Friday, June 14, 2013

Made it through the week.

This week dragged on.. I honestly thought it wouldn't end. Anyways, i'm done school other than for exams and Monday & Tuesday :( but I'm still pretty exited!

Monday, June 10, 2013

Summer 2013

School ends on the 17th and i'm actually nervous. All the people i know now are going to change over the summer.. Hell I'm going to change over the summer. I don't know what's going to happen while i'm in Saskatchewan, will i find love? will i find success? Summer 2013 is just a wild adventure waiting to be explored. I know when i come back i'll be different, everyone always is, but i just can't help wondering if i'm going to have the same best friends, or the same "look," or even the same personality. I don't know anything other than this: i'm going to ride my brains out (a horse, get your mind out of the gutter,) It's going to be me and Bella together. I'm going to forget this small town, all these small town guys, with small town dreams, living off their small town fame... I'm going to be free! at least until September guys.

BIRTHDAY DINNER!!!

Today me and the girls went out for a birthday dinner for Drew! We went to a waterfront restaurant, and the food was DELICIOUS! mm.... we got some appies, mushroom caps, calamari, chicken wings, and things called chachos.. their basically homemade potato chips with cheese, bacon, and green onions, and then you dip it in chipolata dressing. YUMMY!!!

Sunday, June 9, 2013

Grad

last night was grad, and i did the makeup for some girls! it was very hectic.

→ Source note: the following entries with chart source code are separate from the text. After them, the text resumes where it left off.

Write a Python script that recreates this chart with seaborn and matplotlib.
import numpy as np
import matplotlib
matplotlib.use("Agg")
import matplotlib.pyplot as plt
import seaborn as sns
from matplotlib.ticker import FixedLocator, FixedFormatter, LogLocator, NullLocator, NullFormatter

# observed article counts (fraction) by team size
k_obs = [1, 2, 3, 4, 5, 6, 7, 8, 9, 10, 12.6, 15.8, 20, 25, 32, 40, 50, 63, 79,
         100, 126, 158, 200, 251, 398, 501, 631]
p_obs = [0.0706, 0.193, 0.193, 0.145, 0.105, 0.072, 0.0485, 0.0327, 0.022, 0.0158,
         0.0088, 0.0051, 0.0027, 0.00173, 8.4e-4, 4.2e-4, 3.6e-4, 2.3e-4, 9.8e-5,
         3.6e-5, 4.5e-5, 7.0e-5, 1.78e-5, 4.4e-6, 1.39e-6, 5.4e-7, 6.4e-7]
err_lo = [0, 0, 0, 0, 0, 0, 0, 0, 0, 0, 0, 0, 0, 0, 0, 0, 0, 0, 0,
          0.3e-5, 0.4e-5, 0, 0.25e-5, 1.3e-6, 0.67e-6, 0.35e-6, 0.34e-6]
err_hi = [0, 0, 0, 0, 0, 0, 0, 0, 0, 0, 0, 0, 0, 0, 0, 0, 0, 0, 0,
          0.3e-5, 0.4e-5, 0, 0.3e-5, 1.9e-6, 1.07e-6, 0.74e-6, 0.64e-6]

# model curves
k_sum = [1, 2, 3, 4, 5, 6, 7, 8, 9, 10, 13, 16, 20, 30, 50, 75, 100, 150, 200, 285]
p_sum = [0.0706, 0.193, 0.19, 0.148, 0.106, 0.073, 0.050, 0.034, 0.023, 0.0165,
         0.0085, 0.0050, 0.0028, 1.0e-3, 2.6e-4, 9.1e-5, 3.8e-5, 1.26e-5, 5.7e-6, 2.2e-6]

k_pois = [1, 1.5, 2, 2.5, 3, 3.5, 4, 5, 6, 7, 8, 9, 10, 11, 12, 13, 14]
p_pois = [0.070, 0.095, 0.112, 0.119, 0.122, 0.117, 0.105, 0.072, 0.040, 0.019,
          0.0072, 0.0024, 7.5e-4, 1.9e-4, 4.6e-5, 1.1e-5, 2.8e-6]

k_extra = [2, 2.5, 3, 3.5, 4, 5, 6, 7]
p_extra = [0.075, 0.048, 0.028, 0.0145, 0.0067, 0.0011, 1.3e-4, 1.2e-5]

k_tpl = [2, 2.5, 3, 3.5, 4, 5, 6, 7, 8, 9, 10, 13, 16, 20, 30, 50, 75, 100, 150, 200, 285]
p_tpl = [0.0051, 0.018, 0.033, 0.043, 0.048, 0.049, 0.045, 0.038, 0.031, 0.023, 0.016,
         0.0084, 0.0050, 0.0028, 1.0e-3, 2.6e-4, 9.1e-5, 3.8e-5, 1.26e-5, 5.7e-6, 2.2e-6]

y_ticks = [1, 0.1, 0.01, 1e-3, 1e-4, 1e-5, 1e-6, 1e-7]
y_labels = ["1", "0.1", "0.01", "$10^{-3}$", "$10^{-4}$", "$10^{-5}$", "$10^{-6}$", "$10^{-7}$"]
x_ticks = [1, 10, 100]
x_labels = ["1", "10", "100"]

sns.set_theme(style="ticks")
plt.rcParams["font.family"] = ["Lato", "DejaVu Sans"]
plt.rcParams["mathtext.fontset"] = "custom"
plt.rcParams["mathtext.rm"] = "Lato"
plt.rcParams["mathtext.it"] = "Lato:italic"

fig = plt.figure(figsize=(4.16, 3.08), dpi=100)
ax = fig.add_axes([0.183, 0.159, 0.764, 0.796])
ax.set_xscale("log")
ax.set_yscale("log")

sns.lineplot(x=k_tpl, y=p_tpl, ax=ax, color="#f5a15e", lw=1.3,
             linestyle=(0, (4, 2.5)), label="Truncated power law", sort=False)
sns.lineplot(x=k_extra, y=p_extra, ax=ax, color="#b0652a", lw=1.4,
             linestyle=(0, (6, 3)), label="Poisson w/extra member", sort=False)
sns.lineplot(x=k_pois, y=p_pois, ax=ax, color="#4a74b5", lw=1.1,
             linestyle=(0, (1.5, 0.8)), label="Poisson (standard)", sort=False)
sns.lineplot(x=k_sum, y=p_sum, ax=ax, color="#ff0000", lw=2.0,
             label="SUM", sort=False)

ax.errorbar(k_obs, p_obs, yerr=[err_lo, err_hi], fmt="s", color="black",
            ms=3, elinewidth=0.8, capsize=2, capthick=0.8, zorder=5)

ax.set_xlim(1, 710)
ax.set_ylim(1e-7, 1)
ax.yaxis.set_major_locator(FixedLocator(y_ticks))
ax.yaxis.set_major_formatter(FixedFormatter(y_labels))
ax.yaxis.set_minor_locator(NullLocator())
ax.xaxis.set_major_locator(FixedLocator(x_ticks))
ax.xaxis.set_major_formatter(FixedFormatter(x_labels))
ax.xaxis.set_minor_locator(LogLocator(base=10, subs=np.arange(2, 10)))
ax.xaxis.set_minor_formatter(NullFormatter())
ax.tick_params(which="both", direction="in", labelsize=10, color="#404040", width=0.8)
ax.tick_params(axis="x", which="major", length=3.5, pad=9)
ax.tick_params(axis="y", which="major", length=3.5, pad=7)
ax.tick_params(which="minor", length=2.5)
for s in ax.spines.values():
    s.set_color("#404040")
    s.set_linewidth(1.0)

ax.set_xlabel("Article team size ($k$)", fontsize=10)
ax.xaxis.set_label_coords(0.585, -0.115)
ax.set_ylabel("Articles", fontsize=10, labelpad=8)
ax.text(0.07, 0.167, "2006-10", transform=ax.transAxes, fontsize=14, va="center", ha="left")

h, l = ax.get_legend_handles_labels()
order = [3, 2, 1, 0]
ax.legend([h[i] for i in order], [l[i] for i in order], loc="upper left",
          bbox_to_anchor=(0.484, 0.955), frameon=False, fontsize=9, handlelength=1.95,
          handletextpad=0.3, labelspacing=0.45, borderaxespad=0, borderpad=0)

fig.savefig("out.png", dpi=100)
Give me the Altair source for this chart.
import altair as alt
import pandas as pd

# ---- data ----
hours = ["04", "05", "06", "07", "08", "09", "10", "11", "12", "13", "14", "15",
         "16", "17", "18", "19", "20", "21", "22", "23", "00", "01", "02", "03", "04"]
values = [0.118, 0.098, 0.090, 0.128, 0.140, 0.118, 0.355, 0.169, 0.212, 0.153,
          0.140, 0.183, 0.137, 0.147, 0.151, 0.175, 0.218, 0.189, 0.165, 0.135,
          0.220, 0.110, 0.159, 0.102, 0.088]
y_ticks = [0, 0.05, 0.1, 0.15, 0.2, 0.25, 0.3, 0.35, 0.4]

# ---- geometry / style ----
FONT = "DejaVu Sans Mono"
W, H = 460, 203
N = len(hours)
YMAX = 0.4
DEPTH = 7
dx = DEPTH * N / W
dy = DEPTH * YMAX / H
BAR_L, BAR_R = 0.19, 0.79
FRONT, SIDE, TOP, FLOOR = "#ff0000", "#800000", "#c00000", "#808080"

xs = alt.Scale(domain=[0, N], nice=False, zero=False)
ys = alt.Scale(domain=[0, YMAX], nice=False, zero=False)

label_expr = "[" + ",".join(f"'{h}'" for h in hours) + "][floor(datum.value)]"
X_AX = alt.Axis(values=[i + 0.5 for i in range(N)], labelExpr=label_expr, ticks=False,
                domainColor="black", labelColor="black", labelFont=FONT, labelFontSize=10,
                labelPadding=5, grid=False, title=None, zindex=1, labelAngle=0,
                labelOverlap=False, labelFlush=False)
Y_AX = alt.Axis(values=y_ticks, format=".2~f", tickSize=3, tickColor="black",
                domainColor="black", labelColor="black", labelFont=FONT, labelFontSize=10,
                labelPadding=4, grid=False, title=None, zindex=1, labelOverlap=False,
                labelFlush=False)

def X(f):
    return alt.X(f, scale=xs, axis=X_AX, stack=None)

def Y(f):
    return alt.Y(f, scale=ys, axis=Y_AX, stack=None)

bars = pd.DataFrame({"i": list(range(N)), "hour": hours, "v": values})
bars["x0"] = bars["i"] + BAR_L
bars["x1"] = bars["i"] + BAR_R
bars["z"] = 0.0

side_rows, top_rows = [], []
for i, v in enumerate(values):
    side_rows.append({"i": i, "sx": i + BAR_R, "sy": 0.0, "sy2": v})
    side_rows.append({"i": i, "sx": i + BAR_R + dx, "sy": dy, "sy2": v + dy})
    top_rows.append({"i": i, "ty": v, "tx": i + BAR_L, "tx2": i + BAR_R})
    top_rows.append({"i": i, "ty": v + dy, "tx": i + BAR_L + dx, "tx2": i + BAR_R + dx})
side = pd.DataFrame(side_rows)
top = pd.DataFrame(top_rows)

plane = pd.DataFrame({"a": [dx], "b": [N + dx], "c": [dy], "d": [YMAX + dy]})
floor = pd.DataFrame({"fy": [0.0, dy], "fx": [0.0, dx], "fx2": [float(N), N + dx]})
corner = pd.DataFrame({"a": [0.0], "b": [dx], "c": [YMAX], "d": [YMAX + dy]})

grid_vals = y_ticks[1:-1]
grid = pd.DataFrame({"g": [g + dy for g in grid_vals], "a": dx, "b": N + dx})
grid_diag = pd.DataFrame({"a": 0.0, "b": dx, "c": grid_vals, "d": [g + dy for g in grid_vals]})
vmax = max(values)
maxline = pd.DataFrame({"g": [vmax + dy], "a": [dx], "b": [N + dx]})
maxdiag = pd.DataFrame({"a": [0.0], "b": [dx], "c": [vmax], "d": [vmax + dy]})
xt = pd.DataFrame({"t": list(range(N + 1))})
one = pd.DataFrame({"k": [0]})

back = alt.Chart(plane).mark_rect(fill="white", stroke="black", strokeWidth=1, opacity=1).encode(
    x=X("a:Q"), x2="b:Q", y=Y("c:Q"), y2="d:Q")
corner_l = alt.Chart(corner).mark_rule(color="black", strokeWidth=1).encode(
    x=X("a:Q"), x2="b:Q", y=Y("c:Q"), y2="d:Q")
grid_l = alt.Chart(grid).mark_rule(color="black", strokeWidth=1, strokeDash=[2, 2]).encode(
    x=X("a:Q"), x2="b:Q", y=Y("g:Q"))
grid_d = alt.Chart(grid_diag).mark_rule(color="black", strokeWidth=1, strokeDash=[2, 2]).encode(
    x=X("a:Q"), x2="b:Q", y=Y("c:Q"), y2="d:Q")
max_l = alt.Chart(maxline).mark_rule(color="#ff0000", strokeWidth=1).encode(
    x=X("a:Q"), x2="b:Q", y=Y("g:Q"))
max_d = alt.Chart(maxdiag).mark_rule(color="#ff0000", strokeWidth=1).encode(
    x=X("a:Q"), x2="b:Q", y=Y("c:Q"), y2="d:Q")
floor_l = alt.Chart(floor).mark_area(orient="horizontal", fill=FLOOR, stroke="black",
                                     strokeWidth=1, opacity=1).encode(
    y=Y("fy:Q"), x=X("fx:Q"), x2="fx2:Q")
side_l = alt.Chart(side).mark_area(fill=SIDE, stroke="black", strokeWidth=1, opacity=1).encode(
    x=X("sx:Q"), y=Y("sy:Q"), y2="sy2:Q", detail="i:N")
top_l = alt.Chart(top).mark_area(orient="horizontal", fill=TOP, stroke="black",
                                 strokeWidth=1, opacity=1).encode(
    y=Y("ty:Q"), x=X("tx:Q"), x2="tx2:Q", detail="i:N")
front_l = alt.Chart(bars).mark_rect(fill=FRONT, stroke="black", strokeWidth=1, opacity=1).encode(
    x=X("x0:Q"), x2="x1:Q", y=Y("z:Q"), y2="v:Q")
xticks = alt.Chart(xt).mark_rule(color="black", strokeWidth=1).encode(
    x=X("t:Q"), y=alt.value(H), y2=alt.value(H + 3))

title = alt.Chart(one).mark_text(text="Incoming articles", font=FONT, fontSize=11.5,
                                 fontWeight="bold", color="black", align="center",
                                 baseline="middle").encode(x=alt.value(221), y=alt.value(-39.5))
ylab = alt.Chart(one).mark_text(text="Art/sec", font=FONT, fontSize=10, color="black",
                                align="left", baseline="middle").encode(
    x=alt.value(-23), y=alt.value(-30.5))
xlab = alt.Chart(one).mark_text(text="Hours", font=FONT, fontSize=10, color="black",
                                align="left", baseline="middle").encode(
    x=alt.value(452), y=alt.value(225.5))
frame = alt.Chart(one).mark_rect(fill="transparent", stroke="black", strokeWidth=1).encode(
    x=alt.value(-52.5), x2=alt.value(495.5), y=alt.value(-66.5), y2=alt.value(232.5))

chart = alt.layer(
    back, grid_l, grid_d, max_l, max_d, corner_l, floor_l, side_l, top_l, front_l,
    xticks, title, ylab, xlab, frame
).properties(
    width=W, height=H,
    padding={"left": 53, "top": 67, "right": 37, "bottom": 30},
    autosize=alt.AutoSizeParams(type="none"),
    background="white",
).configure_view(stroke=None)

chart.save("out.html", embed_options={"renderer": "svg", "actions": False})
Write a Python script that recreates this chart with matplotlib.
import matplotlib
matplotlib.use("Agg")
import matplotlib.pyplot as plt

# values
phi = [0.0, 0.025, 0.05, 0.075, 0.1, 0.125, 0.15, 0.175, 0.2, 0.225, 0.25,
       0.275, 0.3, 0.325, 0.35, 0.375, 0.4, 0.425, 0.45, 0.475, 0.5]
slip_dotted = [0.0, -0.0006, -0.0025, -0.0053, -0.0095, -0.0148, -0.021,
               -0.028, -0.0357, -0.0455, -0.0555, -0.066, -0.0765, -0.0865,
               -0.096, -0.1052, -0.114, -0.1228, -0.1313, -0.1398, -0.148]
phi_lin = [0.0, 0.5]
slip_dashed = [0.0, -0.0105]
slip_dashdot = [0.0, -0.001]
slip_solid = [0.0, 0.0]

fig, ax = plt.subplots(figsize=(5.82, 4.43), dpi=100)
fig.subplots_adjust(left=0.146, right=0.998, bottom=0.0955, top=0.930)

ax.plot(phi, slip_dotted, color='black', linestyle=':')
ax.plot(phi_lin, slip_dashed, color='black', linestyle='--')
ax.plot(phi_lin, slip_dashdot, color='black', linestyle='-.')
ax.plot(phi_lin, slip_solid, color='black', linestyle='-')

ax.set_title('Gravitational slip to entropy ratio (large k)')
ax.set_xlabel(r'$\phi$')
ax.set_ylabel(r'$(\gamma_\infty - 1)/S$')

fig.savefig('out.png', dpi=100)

today is a "do nothing day"

Monday, June 3, 2013

Doubts..

I really suck at this.. Maybe I should do something else. How about all the ridiculous things that happen to me, cause there is A LOT of those. Anyways today I found a hidden vodka bottle in the couch.. Dads at it again, I should have known he wouldn't quite for me. ugh.. life.. Well something good did happen today! I went for a 5 hour quad ride (my back and ass are killing me,) I got 75% on my Science test (WHOOTWHOOT!!!) and on Friday i get my Rook piercing! so thats good! but as usual life is going to shit and i'm probably going to sink again, but for now i'm doing good! Cross your fingers for me! - Isabel

Saturday, June 1, 2013

God damn

shit i forgot to make a post yesterday.. wow i'm already behind. Today I went to a prawn festival with drew and my mom, dad was doing security, WHATEVER though. I had fun! me and drew just got back from Chinese food, and now i'm trying to make a fucking WiFi hot spot in the house, wish me luck.

Wednesday, May 29, 2013

Shots Shots Shots

Today was interesting... I ended up coming home early from school. First block i had p.e. and was goalie in soccer (fuck my life) I ended up with bruises covering almost every inch of my body... Not to mention banging my fractured toe. Right after leaving the change room i get called to the office, and was told i had to get vaccines.. (again fuck my life..) I pulled the "wimpy" card and called my dad to pick me up. So now here I am lying in bed with my dog watching Heartland.

I'm starting to think this whole "blog" thing might just turn out to be fun..
Ugh i just remembered I have to take a ferry tomorrow with my brother (Ian 21 years old) to the island  to help my mom with the rest of the boxes.. (shes moving back to the mainland!! (I havent lived in the same town as my mom for almost 5 years...) Anyways you'll probably get another post later tonight if I don't fall asleep first.

Tuesday, May 28, 2013

Blog Start

Well well well, hello world. I'm Isabel. I'm 15 years old, not the best speller, and my grammar might want you to rip your hair out... This blog is going to be my outlet. You see i haven't been feeling the best about life lately, and i'm making this promise to my self that for 1 year, i will make at least 3 or more blog posts a week. Even if their short little pity parties, or i'm talking shit about my parent.. It will be on here. I need something to live for, so hopefully this might give me some motivation... At least for a year, so buckle up folks and enjoy the emotional ride of a teenage girls life.